▶ CHALLENGE: In the records below, find the line containing "Clone this chart" and the line containing "import * as". Give again exactly those lines and every line between them, omitting the pictures.

Charts and diagrams as code
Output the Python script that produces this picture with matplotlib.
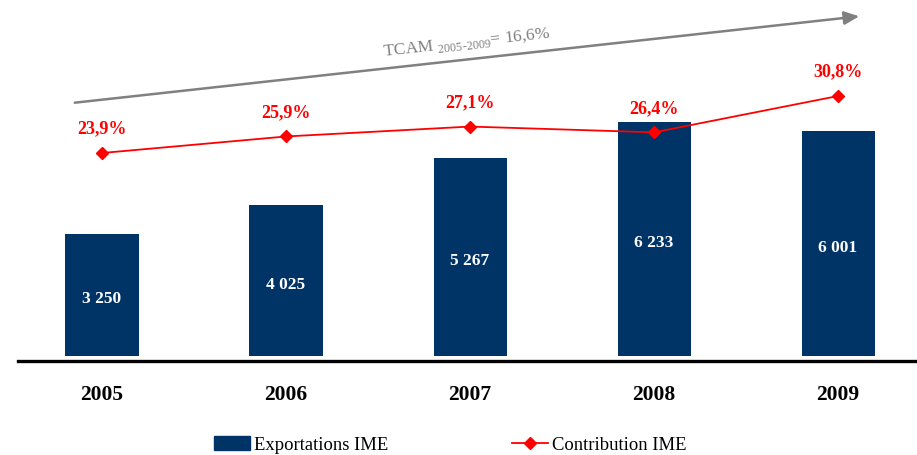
import matplotlib.pyplot as plt
import numpy as np

years = ["2005", "2006", "2007", "2008", "2009"]
exportations = [3250, 4025, 5267, 6233, 6001]
contribution = [23.9, 25.9, 27.1, 26.4, 30.8]
export_labels = ["3 250", "4 025", "5 267", "6 233", "6 001"]
contrib_labels = ["23,9%", "25,9%", "27,1%", "26,4%", "30,8%"]
tcam_text = r"TCAM $_{\text{2005-2009}}$= 16,6%"

plt.rcParams['font.family'] = ['Liberation Serif', 'DejaVu Serif']
plt.rcParams['mathtext.fontset'] = 'custom'
plt.rcParams['mathtext.rm'] = 'Liberation Serif'

navy = "#003366"
red = "#ff0000"
gray = "#808080"

fig = plt.figure(figsize=(9.17, 4.55), dpi=100)
W, H = 917, 455
# axes placed in pixel coordinates of the reference
ax = fig.add_axes([18 / W, (H - 361) / H, (917 - 18) / W, 361 / H])

x = np.arange(len(years))
ax.bar(x, exportations, width=0.397, color=navy, zorder=2)
for xi, v, lab in zip(x, exportations, export_labels):
    ax.annotate(lab, (xi, v / 2), xytext=(0, -3), textcoords="offset points",
                color="white", fontsize=12.5, fontweight="bold",
                ha="center", va="center", zorder=3)

ax.set_xlim(-0.4565, 4.429)
ax.set_ylim(-133, 9493)
ax.set_yticks([])
ax.set_xticks(x)
ax.set_xticklabels(years, fontsize=15.5, fontweight="bold")
ax.tick_params(axis="x", length=0, pad=17)
for s in ["top", "right", "left"]:
    ax.spines[s].set_visible(False)
ax.spines["bottom"].set_linewidth(2.4)
ax.patch.set_alpha(0)

ax2 = ax.twinx()
ax2.set_ylim(-1.28, 42.42)
ax2.set_axis_off()
line, = ax2.plot(x, contribution, color=red, lw=1.3, marker="D", markersize=6,
                 zorder=4)
for xi, v, lab in zip(x, contribution, contrib_labels):
    ax2.annotate(lab, (xi, v), xytext=(0, 11), textcoords="offset points",
                 color=red, fontsize=13, fontweight="bold", ha="center",
                 va="bottom")

# TCAM arrow across the top
fig.add_artist(plt.matplotlib.patches.FancyArrowPatch(
    (72 / W, 1 - 103 / H), (862 / W, 1 - 16 / H), transform=fig.transFigure,
    arrowstyle="-|>,head_length=9,head_width=4", color=gray, lw=1.8))
ang = np.degrees(np.arctan2(87, 790))
fig.text(467 / W, 1 - 43 / H, tcam_text, color=gray, fontsize=12.5,
         rotation=ang, rotation_mode="anchor", ha="center", va="center")

bar_handle = plt.matplotlib.patches.Patch(color=navy)
fig.legend([bar_handle, line], ["Exportations IME", "Contribution IME"],
           loc="center", bbox_to_anchor=(0.491, 1 - 445 / H), ncol=2,
           frameon=False, fontsize=13.4, columnspacing=6.6, handlelength=1.95,
           handletextpad=0.25, borderpad=0, borderaxespad=0)

fig.savefig("out.png", dpi=100)
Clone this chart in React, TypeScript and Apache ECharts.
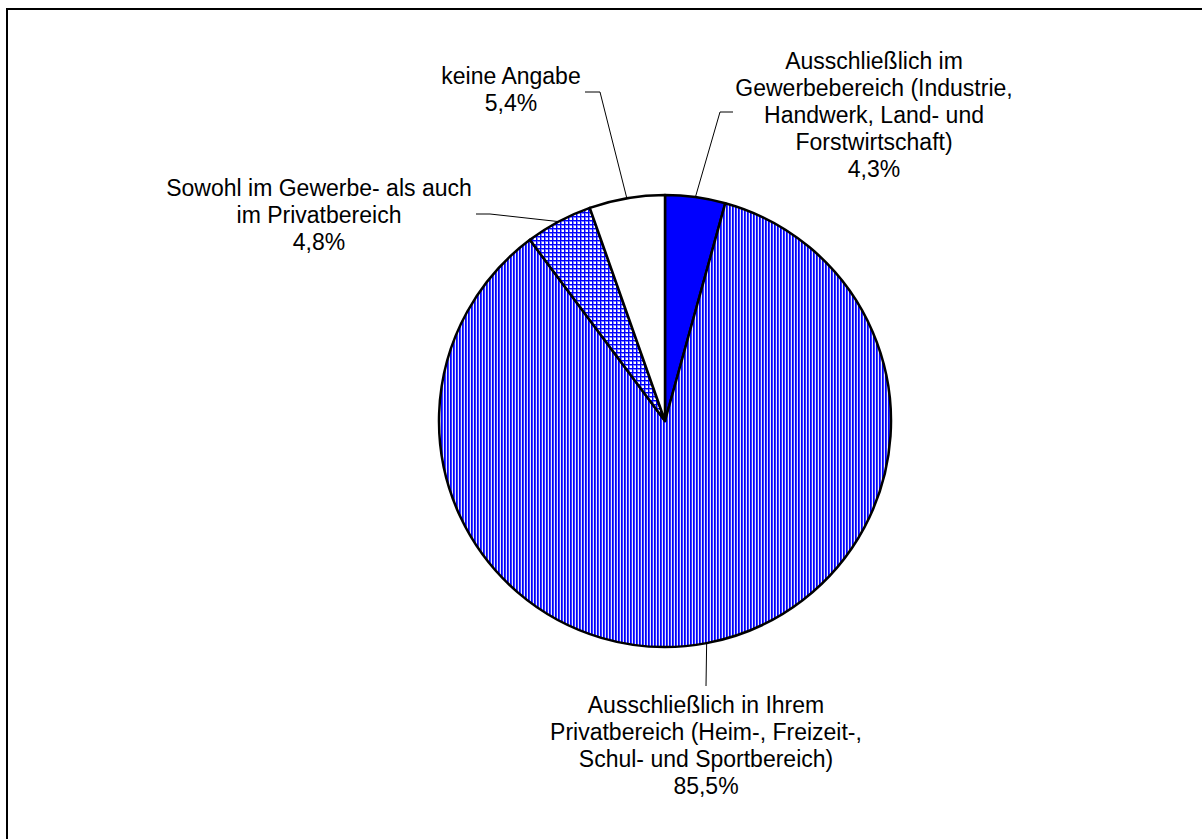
import React, { useEffect, useRef } from "react";
import * as echarts from "echarts";

const categories = [
  "Ausschließlich im\nGewerbebereich (Industrie,\nHandwerk, Land- und\nForstwirtschaft)",
  "Ausschließlich in Ihrem\nPrivatbereich (Heim-, Freizeit-,\nSchul- und Sportbereich)",
  "Sowohl im Gewerbe- als auch\nim Privatbereich",
  "keine Angabe",
];
const values = [4.3, 85.5, 4.8, 5.4];

const CX = 665;
const CY = 421;
const R = 226;

// label placement (layout only)
const labelPos = [
  { x: 874, y: 114.5, tail: [[720, 112], [733, 112]] },
  { x: 706, y: 745.5, tail: [[706, 686]] },
  { x: 319, y: 215, tail: [[490, 214], [476, 214]] },
  { x: 511, y: 89.5, tail: [[600, 92], [585, 92]] },
];

function makeStripes() {
  const c = document.createElement("canvas");
  c.width = 3;
  c.height = 3;
  const ctx = c.getContext("2d")!;
  ctx.fillStyle = "#e8e8ff";
  ctx.fillRect(0, 0, 3, 3);
  ctx.fillStyle = "#0000ff";
  ctx.fillRect(0, 0, 1, 3);
  ctx.fillStyle = "#3a3aff";
  ctx.fillRect(1, 0, 1, 3);
  return c;
}

function makeCross() {
  const c = document.createElement("canvas");
  c.width = 4;
  c.height = 4;
  const ctx = c.getContext("2d")!;
  ctx.fillStyle = "#ffffff";
  ctx.fillRect(0, 0, 4, 4);
  ctx.fillStyle = "#8080ff";
  ctx.fillRect(0, 1, 4, 1);
  ctx.fillRect(1, 0, 1, 4);
  ctx.fillStyle = "#0000ff";
  ctx.fillRect(0, 0, 4, 1);
  ctx.fillRect(0, 0, 1, 4);
  return c;
}

export default function App() {
  const ref = useRef<HTMLDivElement>(null);
  useEffect(() => {
    document.body.style.margin = "0";
    const chart = echarts.init(ref.current!, null, { renderer: "svg" });
    const total = values.reduce((a, b) => a + b, 0);
    const mids: number[] = [];
    let acc = 0;
    values.forEach((v) => {
      mids.push(((acc + v / 2) / total) * Math.PI * 2);
      acc += v;
    });
    const stripes = makeStripes();
    const cross = makeCross();
    const fills: any[] = [
      "#0000ff",
      { image: stripes, repeat: "repeat", imageWidth: 3, imageHeight: 3 },
      { image: cross, repeat: "repeat", imageWidth: 4, imageHeight: 4 },
      "#ffffff",
    ];
    chart.setOption({
      animation: false,
      backgroundColor: "#ffffff",
      graphic: [
        {
          type: "rect",
          shape: { x: 7, y: 9, width: 1400, height: 1000 },
          style: { fill: "none", stroke: "#000", lineWidth: 2 },
          silent: true,
        },
      ],
      series: [
        {
          type: "pie",
          center: [CX, CY],
          radius: R,
          startAngle: 90,
          clockwise: true,
          avoidLabelOverlap: false,
          emphasis: { disabled: true },
          itemStyle: { borderColor: "#000", borderWidth: 2.5 },
          label: {
            show: true,
            color: "#000",
            fontFamily: "'Liberation Sans', Arial, sans-serif",
            fontSize: 23,
            lineHeight: 27,
            align: "center",
            formatter: (p: any) =>
              `${p.name}\n${values[p.dataIndex].toFixed(1).replace(".", ",")}%`,
          },
          labelLine: { show: true, lineStyle: { color: "#000", width: 1 } },
          labelLayout: (params: any) => {
            const i = params.dataIndex;
            const lp = labelPos[i];
            const a = mids[i];
            const ex = CX + R * Math.sin(a);
            const ey = CY - R * Math.cos(a);
            return {
              x: lp.x,
              y: lp.y,
              align: "center",
              verticalAlign: "middle",
              labelLinePoints: [[ex, ey], ...lp.tail],
            };
          },
          data: categories.map((name, i) => ({
            name,
            value: values[i],
            itemStyle: { color: fills[i] },
          })),
        },
      ],
    });
    return () => chart.dispose();
  }, []);
  return <div ref={ref} style={{ width: 1202, height: 839 }} />;
}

▶ COMPLETE ANSWER:
Clone this chart in React, TypeScript and Apache ECharts.
import React, { useEffect, useRef } from "react";
import * as echarts from "echarts";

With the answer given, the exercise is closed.